== MATERIAL PROVIDED ==
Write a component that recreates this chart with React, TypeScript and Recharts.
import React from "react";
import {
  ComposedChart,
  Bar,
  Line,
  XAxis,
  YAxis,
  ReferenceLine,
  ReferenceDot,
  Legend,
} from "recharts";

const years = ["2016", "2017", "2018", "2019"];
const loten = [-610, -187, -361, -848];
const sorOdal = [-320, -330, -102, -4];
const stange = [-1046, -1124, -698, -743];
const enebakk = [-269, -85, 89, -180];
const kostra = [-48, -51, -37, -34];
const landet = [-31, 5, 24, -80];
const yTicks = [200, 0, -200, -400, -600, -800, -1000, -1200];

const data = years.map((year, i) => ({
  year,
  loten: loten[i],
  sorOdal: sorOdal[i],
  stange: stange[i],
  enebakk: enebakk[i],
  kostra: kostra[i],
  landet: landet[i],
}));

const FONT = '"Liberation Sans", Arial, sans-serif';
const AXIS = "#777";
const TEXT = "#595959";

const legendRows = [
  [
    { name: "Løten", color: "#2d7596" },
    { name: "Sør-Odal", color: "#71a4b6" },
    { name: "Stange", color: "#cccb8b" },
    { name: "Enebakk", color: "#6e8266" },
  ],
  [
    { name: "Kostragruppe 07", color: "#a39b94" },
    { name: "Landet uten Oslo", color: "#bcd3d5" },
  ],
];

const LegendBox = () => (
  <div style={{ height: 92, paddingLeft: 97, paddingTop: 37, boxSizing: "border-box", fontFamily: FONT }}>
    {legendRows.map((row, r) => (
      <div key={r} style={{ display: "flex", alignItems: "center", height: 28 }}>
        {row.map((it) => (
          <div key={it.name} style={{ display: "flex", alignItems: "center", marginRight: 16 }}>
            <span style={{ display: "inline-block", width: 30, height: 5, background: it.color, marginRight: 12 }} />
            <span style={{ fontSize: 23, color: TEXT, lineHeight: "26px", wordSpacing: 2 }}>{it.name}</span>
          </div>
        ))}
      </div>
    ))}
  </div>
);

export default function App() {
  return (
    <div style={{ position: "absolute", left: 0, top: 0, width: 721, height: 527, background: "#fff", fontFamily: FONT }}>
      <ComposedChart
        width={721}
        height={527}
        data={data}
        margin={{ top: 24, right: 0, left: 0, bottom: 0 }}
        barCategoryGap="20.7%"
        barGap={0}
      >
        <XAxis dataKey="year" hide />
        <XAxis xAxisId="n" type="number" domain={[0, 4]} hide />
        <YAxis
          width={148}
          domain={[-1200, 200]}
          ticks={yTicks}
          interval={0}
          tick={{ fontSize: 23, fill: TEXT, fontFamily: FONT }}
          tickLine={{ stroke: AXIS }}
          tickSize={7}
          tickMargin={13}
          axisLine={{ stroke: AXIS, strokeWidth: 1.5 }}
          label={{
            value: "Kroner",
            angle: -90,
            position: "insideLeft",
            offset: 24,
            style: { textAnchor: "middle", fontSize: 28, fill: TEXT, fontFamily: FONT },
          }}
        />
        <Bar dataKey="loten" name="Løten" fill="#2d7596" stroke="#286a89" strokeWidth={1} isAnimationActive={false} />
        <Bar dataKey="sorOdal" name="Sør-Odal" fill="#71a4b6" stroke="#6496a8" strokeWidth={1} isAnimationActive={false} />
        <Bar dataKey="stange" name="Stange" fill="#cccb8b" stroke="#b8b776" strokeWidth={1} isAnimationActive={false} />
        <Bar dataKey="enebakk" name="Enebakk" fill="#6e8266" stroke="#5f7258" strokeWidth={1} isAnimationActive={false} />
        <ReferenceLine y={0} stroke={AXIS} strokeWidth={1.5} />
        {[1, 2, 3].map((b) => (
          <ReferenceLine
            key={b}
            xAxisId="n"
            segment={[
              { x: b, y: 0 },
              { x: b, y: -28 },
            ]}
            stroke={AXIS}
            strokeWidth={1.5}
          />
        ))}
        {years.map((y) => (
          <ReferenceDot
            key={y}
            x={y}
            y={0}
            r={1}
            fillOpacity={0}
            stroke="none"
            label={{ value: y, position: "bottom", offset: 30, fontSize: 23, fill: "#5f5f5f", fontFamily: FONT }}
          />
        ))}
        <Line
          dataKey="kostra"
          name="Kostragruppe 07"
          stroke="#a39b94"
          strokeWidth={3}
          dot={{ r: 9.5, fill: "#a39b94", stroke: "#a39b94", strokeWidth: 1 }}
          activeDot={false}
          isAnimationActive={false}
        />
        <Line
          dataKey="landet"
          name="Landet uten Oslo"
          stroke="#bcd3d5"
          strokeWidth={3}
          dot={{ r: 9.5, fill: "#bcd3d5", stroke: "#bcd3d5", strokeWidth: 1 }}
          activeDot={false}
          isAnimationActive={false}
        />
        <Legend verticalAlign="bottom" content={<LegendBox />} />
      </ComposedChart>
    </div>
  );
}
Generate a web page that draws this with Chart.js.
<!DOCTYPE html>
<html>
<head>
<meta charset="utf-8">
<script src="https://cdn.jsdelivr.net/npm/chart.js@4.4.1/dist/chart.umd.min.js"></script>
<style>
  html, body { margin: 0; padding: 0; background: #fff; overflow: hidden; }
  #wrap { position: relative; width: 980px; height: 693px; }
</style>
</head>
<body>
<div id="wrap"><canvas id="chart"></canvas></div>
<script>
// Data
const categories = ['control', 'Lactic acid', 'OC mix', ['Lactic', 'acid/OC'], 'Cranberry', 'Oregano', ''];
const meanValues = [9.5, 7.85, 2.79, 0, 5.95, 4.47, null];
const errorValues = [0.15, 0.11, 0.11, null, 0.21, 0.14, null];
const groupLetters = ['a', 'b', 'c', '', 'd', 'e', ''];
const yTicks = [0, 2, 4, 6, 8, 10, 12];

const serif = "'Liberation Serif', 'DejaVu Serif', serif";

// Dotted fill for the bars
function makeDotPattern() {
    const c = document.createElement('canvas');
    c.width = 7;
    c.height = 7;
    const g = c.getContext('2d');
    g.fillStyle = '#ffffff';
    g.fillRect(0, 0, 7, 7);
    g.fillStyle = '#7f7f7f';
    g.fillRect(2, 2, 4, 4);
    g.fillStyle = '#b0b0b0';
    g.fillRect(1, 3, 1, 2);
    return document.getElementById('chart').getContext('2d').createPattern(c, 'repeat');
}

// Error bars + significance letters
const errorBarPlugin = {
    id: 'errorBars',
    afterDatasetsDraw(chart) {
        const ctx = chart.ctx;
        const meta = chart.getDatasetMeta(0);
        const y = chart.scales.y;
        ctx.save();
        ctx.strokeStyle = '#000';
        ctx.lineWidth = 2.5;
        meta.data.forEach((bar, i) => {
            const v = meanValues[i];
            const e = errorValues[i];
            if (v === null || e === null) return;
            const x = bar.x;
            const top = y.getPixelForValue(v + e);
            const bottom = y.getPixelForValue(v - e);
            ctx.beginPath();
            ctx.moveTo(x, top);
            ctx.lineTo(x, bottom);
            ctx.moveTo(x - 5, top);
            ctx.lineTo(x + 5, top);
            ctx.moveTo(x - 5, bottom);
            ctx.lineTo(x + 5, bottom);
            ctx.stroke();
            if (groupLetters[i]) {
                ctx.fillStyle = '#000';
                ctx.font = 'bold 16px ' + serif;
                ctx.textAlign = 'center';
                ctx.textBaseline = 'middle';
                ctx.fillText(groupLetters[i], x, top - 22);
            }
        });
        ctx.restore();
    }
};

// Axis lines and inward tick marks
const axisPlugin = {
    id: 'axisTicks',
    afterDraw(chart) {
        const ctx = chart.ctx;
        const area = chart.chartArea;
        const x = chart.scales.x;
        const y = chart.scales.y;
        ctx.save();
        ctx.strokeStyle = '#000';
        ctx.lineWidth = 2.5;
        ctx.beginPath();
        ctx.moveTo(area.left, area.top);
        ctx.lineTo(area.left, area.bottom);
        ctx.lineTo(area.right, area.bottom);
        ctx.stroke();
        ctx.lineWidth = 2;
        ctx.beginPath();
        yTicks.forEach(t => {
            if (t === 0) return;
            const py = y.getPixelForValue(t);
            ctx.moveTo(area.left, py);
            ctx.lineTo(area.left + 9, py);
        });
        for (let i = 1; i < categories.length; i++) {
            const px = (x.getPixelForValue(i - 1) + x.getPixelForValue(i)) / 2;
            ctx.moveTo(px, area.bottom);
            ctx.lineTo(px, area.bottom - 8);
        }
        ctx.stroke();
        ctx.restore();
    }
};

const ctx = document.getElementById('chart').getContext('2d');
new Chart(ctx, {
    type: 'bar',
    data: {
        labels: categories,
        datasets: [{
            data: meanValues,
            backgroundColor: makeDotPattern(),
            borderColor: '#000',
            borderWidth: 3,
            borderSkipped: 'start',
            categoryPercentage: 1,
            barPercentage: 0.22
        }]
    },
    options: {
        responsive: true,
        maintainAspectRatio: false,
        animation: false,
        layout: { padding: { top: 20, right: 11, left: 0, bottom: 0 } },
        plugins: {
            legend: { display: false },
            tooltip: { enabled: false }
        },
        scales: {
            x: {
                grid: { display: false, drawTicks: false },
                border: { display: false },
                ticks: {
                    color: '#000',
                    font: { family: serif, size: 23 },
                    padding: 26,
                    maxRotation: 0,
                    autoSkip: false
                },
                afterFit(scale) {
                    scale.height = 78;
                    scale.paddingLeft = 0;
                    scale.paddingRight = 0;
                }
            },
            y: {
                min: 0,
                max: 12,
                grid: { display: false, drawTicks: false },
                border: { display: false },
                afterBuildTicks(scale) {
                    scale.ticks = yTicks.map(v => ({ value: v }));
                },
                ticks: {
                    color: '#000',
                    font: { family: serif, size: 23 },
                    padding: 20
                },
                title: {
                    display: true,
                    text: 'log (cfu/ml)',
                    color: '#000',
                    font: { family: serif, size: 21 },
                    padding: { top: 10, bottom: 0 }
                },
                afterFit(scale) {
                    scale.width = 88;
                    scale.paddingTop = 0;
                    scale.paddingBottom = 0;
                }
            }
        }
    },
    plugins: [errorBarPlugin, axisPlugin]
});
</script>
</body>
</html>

== WHAT TO DO ==
Of the lines above, how many hold the word "that"? Say the number alone.

== RESPONSE TO THE EXERCISE ==
2